Eason Jordan's comments in Davos were not a one-time transgression, they were his own repetition of a slander he had previously uttered, according to this quote in The Guardian:
'Actions speak louder than words. The reality is that at least 10 journalists have been killed by the US military, and according to reports I believe to be true journalists have been arrested and tortured by US forces,' Mr. Jordan told an audience of news executives at the News Xchange conference in Portugal.
I mentioned that statement in TKM's first post on Jordan's remarks. Here's what Hewitt says (click title link) with regard to Jordan's Portugal proclamaion:
This is the key to the entire episode. Imagine a man on trial for two crimes, the second one of which is a repeat of the first. There is no dispute as to the details of the first crime, and it can be admitted into evidence as to the mindset and intent of the defendant. Wouldn't it be discussed? Will Michael Jackson's previous incidents be part of the discussion of his current trial?

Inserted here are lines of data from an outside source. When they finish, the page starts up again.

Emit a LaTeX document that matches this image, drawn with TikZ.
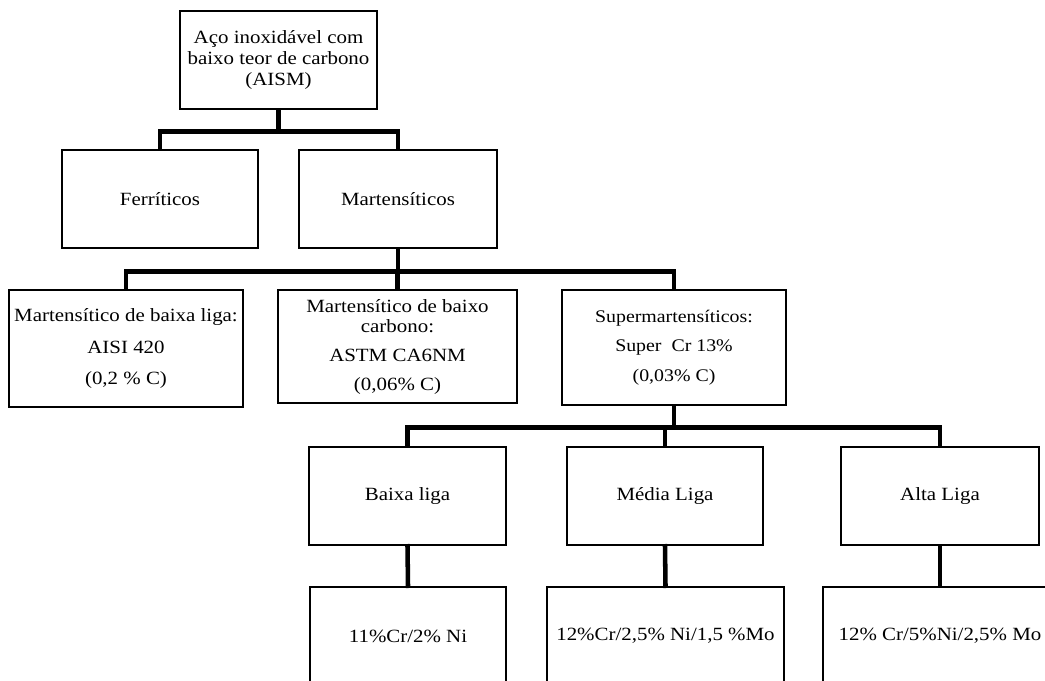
\documentclass[tikz,border=0pt]{standalone}
\usepackage{fontspec}
\setmainfont{Liberation Serif}[FakeStretch=1.12]
\begin{document}
\begin{tikzpicture}[x=0.75pt,y=-0.75pt,
  box/.style={draw=black,line width=1.9pt,fill=white,rectangle,inner sep=0pt,align=center,
    font=\fontsize{14}{15.5}\selectfont},
  conn/.style={draw=black,line width=3.4pt,line cap=rect}]
\useasboundingbox[fill=white] (0,0) rectangle (1045,681);
% boxes
\node[box,minimum width=197*0.75pt,minimum height=98*0.75pt] (top) at (278.5,60)
  {Aço inoxidável com\\baixo teor de carbono\\(AISM)};
\node[box,minimum width=196*0.75pt,minimum height=98*0.75pt] (ferr) at (160,199) {Ferríticos};
\node[box,minimum width=198*0.75pt,minimum height=98*0.75pt] (mart) at (398,199) {Martensíticos};
\node[box,minimum width=234*0.75pt,minimum height=117*0.75pt] (b1) at (126,348.5)
  {Martensítico de baixa liga:\\[8pt]AISI 420\\[8pt](0,2 \% C)};
\node[box,minimum width=239*0.75pt,minimum height=113*0.75pt] (b2) at (397.5,346.5)
  {Martensítico de baixo\\carbono:\\[6pt]ASTM CA6NM\\[6pt](0,06\% C)};
\node[box,minimum width=224*0.75pt,minimum height=115*0.75pt,font=\fontsize{13.3}{15}\selectfont] (b3) at (674,347.5)
  {Supermartensíticos:\\[7pt]Super\ \ Cr 13\%\\[7pt](0,03\% C)};
\node[box,minimum width=197*0.75pt,minimum height=98*0.75pt] (baixa) at (407.5,496) {Baixa liga};
\node[box,minimum width=196*0.75pt,minimum height=98*0.75pt] (media) at (665,496) {Média Liga};
\node[box,minimum width=198*0.75pt,minimum height=98*0.75pt] (alta) at (940,496) {Alta Liga};
\node[box,minimum width=196*0.75pt,minimum height=98*0.75pt] (bot1) at (408,636) {11\%Cr/2\% Ni};
\node[box,minimum width=237*0.75pt,minimum height=98*0.75pt] (bot2) at (665.5,636) {12\%Cr/2,5\% Ni/1,5 \%Mo};
\node[box,minimum width=234*0.75pt,minimum height=98*0.75pt] (bot3) at (940,636) {12\% Cr/5\%Ni/2,5\% Mo};
% connectors
\draw[conn] (top.south) -- ++(0,21) -| (ferr.north);
\draw[conn] (top.south) -- ++(0,21) -| (mart.north);
\draw[conn] (mart.south) -- ++(0,22) -| (b1.north);
\draw[conn] (mart.south) -- ++(0,22) -| (b2.north);
\draw[conn] (mart.south) -- ++(0,22) -| (b3.north);
\draw[conn] (b3.south) -- ++(0,21) -| (baixa.north);
\draw[conn] (b3.south) -- ++(0,21) -| (media.north);
\draw[conn] (b3.south) -- ++(0,21) -| (alta.north);
\draw[conn] (baixa.south) -- (bot1.north);
\draw[conn] (media.south) -- (bot2.north);
\draw[conn] (alta.south) -- (bot3.north);
\end{tikzpicture}
\end{document}
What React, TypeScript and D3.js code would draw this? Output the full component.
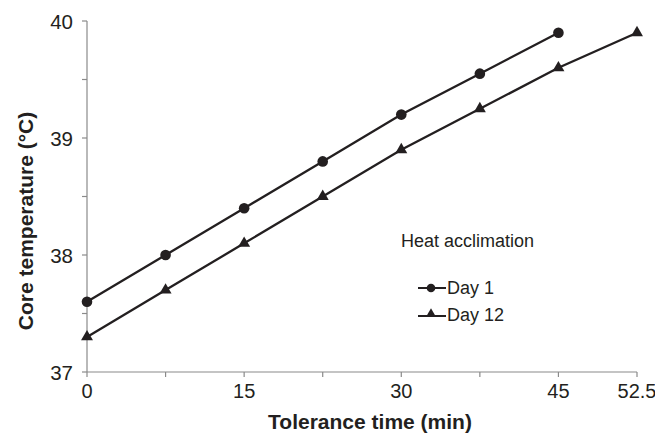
import React from "react";
import * as d3 from "d3";

const timesDay1 = [0, 7.5, 15, 22.5, 30, 37.5, 45];
const day1 = [37.6, 38.0, 38.4, 38.8, 39.2, 39.55, 39.9];
const timesDay12 = [0, 7.5, 15, 22.5, 30, 37.5, 45, 52.5];
const day12 = [37.3, 37.7, 38.1, 38.5, 38.9, 39.25, 39.6, 39.9];
const xTickLabels = [0, 15, 30, 45, 52.5];
const xMinorTicks = [7.5, 22.5, 37.5];
const yTickLabels = [37, 38, 39, 40];
const yMinorTicks = [37.5, 38.5, 39.5];

const W = 655;
const H = 434;
const ink = "#231f20";
const axisCol = "#8a8a8a";
const font = "'Liberation Sans', Arial, Helvetica, sans-serif";

export default function App() {
  const x = d3.scaleLinear().domain([0, 52.5]).range([87, 637]);
  const y = d3.scaleLinear().domain([37, 40]).range([372, 21]);
  const line = d3
    .line<[number, number]>()
    .x((d) => x(d[0]))
    .y((d) => y(d[1]));
  const d1 = timesDay1.map((t, i) => [t, day1[i]] as [number, number]);
  const d12 = timesDay12.map((t, i) => [t, day12[i]] as [number, number]);
  const tri = d3.symbol().type(d3.symbolTriangle).size(62)() as string;
  const triSmall = d3.symbol().type(d3.symbolTriangle).size(44)() as string;

  return (
    <svg
      width={W}
      height={H}
      style={{ position: "absolute", left: 0, top: 0, background: "#fff" }}
      fontFamily={font}
    >
      {/* axes */}
      <line x1={x(0)} x2={x(0)} y1={y(40)} y2={y(37)} stroke={axisCol} strokeWidth={1.2} />
      <line x1={x(0)} x2={x(52.5)} y1={y(37)} y2={y(37)} stroke={axisCol} strokeWidth={1.2} />
      {yTickLabels.concat(yMinorTicks).map((v) => (
        <line key={"yt" + v} x1={x(0) - 5} x2={x(0)} y1={y(v)} y2={y(v)} stroke={axisCol} strokeWidth={1.2} />
      ))}
      {yTickLabels.map((v) => (
        <text key={"yl" + v} x={73} y={y(v) + 8} textAnchor="end" fontSize={20.5} fill={ink}>
          {v}
        </text>
      ))}
      {xTickLabels.concat(xMinorTicks).map((v) => (
        <line key={"xt" + v} x1={x(v)} x2={x(v)} y1={y(37)} y2={y(37) + 5} stroke={axisCol} strokeWidth={1.2} />
      ))}
      {xTickLabels.map((v) => (
        <text key={"xl" + v} x={x(v)} y={398} textAnchor="middle" fontSize={20} fill={ink}>
          {v}
        </text>
      ))}
      <text x={(x(0) + x(52.5)) / 2 + 8} y={429} textAnchor="middle" fontSize={21} fontWeight="bold" fill={ink}>
        Tolerance time (min)
      </text>
      <text
        transform={`translate(33,221) rotate(-90)`}
        textAnchor="middle"
        fontSize={21}
        fontWeight="bold"
        fill={ink}
      >
        Core temperature (°C)
      </text>

      {/* series */}
      <path d={line(d1) as string} fill="none" stroke={ink} strokeWidth={2.3} />
      <path d={line(d12) as string} fill="none" stroke={ink} strokeWidth={2.3} />
      {d1.map((p, i) => (
        <circle key={"c" + i} cx={x(p[0])} cy={y(p[1])} r={5.3} fill={ink} />
      ))}
      {d12.map((p, i) => (
        <path key={"t" + i} d={tri} transform={`translate(${x(p[0])},${y(p[1])})`} fill={ink} />
      ))}

      {/* legend */}
      <text x={401} y={247} fontSize={18} fill={ink}>
        Heat acclimation
      </text>
      <line x1={418} x2={446} y1={288} y2={288} stroke={ink} strokeWidth={2} />
      <circle cx={431} cy={288} r={4.3} fill={ink} />
      <text x={447} y={294} fontSize={18} fill={ink}>
        Day 1
      </text>
      <line x1={418} x2={446} y1={316} y2={316} stroke={ink} strokeWidth={2} />
      <path d={triSmall} transform={`translate(431,314)`} fill={ink} />
      <text x={447} y={321} fontSize={18} fill={ink}>
        Day 12
      </text>
    </svg>
  );
}
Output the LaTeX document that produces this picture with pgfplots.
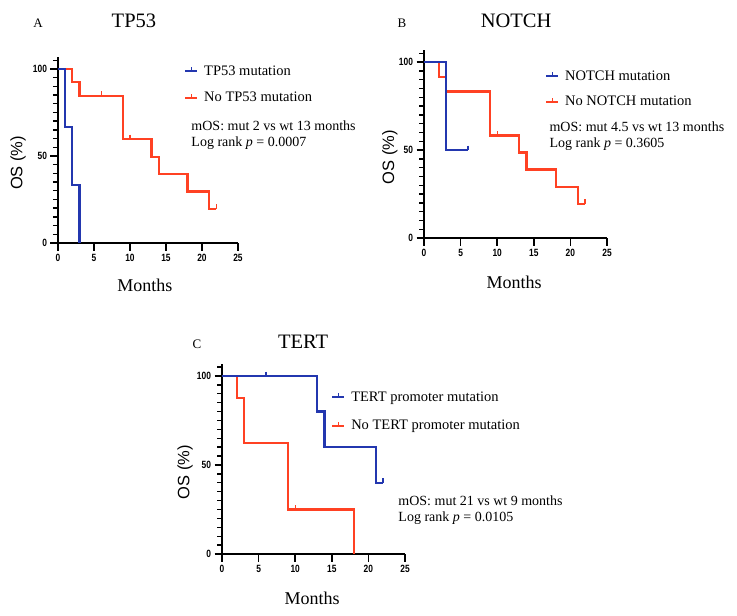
\documentclass[border=0pt]{standalone}
\usepackage{pgfplots}
\pgfplotsset{compat=1.18}
\usepackage{fontspec}
\setmainfont{Liberation Serif}
\newfontfamily\labsans{Liberation Sans}
\newfontfamily\condfont[FakeStretch=0.8]{Liberation Sans}
\definecolor{kmblue}{RGB}{35,55,175}
\definecolor{kmred}{RGB}{255,65,35}
\newcommand{\fs}[1]{\fontsize{#1}{#1}\selectfont}

\pgfplotsset{
  kmaxis/.style={
    scale only axis, clip=false,
    xmin=0, xmax=25, ymin=0, ymax=107,
    axis lines=left,
    axis line style={-, line width=2.2bp, black},
    xtick pos=left, ytick pos=left,
    xtick={0,5,10,15,20,25}, ytick={0,50,100},
    minor ytick={5,10,15,20,25,30,35,40,45,55,60,65,70,75,80,85,90,95,105},
    tick align=outside,
    major tick length=7.5bp, minor tick length=5bp,
    major tick style={black, line width=1.6bp},
    minor tick style={black, line width=1.4bp},
    tick label style={font=\condfont\bfseries\fs{10.5bp}},
    /pgf/number format/assume math mode=true,
    xlabel={\fs{18bp}Months},
    ylabel={\labsans\fs{16.5bp}OS (\%)},
    every axis title shift=0pt,
    title style={anchor=base, font=\fs{20.5bp}},
    legend image code/.code={
      \draw[##1, line width=2bp] (0bp,0bp) -- (12bp,0bp);
      \draw[##1, line width=1.3bp] (6bp,0bp) -- (6bp,4bp);
    },
    legend style={draw=none, fill=none, inner sep=0pt, anchor=west,
      nodes={inner sep=1bp}, font=\fs{14.5bp},
      /tikz/every odd column/.append style={column sep=5bp}},
    legend cell align=left,
  },
  km/.style={const plot, no marks, line width=2.2bp, forget plot},
  cens/.style={only marks, mark=|, mark size=2.2bp, forget plot,
    mark options={line width=1.3bp, yshift=2.2bp}},
}

\begin{document}
\begin{tikzpicture}
\useasboundingbox (0,0) rectangle (737bp,-616bp);

% ---------------- Panel A: TP53
\begin{axis}[kmaxis, at={(58bp,-243bp)}, anchor=south west,
  width=180bp, height=186.2bp,
  title={TP53}, title style={at={(axis description cs:0.422,1.155)}},
  every axis x label/.style={at={(axis description cs:0.483,-0.226)}, anchor=center},
  every axis y label/.style={at={(axis description cs:-0.222,0.43)}, rotate=90, anchor=center},
  legend style={at={(axis description cs:0.7,0.851)}, row sep=13.5bp}]
\addlegendimage{kmblue}\addlegendentry{TP53 mutation}
\addlegendimage{kmred}\addlegendentry{No TP53 mutation}
\addplot[km, kmred] coordinates {(0,100) (2,92.3) (3,84.6) (9,59.7) (13,49.4) (14,39.5) (18,29.6) (21,19.7) (22,19.7)};
\addplot[cens, kmred] coordinates {(6,84.6) (10,59.7) (22,19.7)};
\addplot[km, kmblue] coordinates {(0,100) (1,66.7) (2,33.3) (3,0)};
\node[anchor=base, font=\fs{13bp}] at (axis description cs:-0.111,1.155) {A};
\node[anchor=west, align=left, font=\fontsize{14bp}{16bp}\selectfont] at (axis description cs:0.722,0.58)
  {mOS: mut 2 vs wt 13 months\\Log rank \textit{p} = 0.0007};
\end{axis}

% ---------------- Panel B: NOTCH
\begin{axis}[kmaxis, at={(424bp,-238bp)}, anchor=south west,
  width=183bp, height=188.3bp,
  title={NOTCH}, title style={at={(axis description cs:0.503,1.12)}},
  every axis x label/.style={at={(axis description cs:0.492,-0.234)}, anchor=center},
  every axis y label/.style={at={(axis description cs:-0.186,0.43)}, rotate=90, anchor=center},
  legend style={at={(axis description cs:0.661,0.791)}, row sep=12.5bp}]
\addlegendimage{kmblue}\addlegendentry{NOTCH mutation}
\addlegendimage{kmred}\addlegendentry{No NOTCH mutation}
\addplot[km, kmred] coordinates {(0,100) (2,91.7) (3,83.3) (9,58.3) (13,48.6) (14,38.9) (18,29.2) (21,19.4) (22,19.4)};
\addplot[cens, kmred] coordinates {(10,58.3) (22,19.4)};
\addplot[km, kmblue] coordinates {(0,100) (3,50) (6,50)};
\addplot[cens, kmblue] coordinates {(6,50)};
\node[anchor=base, font=\fs{13bp}] at (axis description cs:-0.12,1.12) {B};
\node[anchor=west, align=left, font=\fontsize{14bp}{16bp}\selectfont] at (axis description cs:0.667,0.54)
  {mOS: mut 4.5 vs wt 13 months\\Log rank \textit{p} = 0.3605};
\end{axis}

% ---------------- Panel C: TERT
\begin{axis}[kmaxis, at={(222bp,-554bp)}, anchor=south west,
  width=183bp, height=190.5bp,
  title={TERT}, title style={at={(axis description cs:0.443,1.081)}},
  every axis x label/.style={at={(axis description cs:0.492,-0.231)}, anchor=center},
  every axis y label/.style={at={(axis description cs:-0.202,0.43)}, rotate=90, anchor=center},
  legend style={at={(axis description cs:0.596,0.748)}, row sep=15.5bp}]
\addlegendimage{kmblue}\addlegendentry{TERT promoter mutation}
\addlegendimage{kmred}\addlegendentry{No TERT promoter mutation}
\addplot[km, kmred] coordinates {(0,100) (2,87.5) (3,62.5) (9,25) (18,0)};
\addplot[cens, kmred] coordinates {(10,25)};
\addplot[km, kmblue] coordinates {(0,100) (13,80) (14,60) (21,40) (22,40)};
\addplot[cens, kmblue] coordinates {(6,100) (22,40)};
\node[anchor=base, font=\fs{13bp}] at (axis description cs:-0.137,1.081) {C};
\node[anchor=west, align=left, font=\fontsize{14bp}{16bp}\selectfont] at (axis description cs:0.945,0.231)
  {mOS: mut 21 vs wt 9 months\\Log rank \textit{p} = 0.0105};
\end{axis}
\end{tikzpicture}
\end{document}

Even outside of the judicial process it is routine to look for patterns of behavior as means of assisting interpretation of ambiguous situations. This is why every sport includes scouting staffs -- to see how past practice might predict future performance.
Slate's media commentator Jack Shafer, noting that it's obvious Jordan never tried to back up his claim with actual facts, says:
Jordan's dereliction is less a mistake than it is proof of brain rot. The supreme editor of a news organization can't expect to make unsupportable inflammatory statements and maintain the respect of his truth-seeking troops at the same time. CNN did the right thing to show him the door. I would have done the same.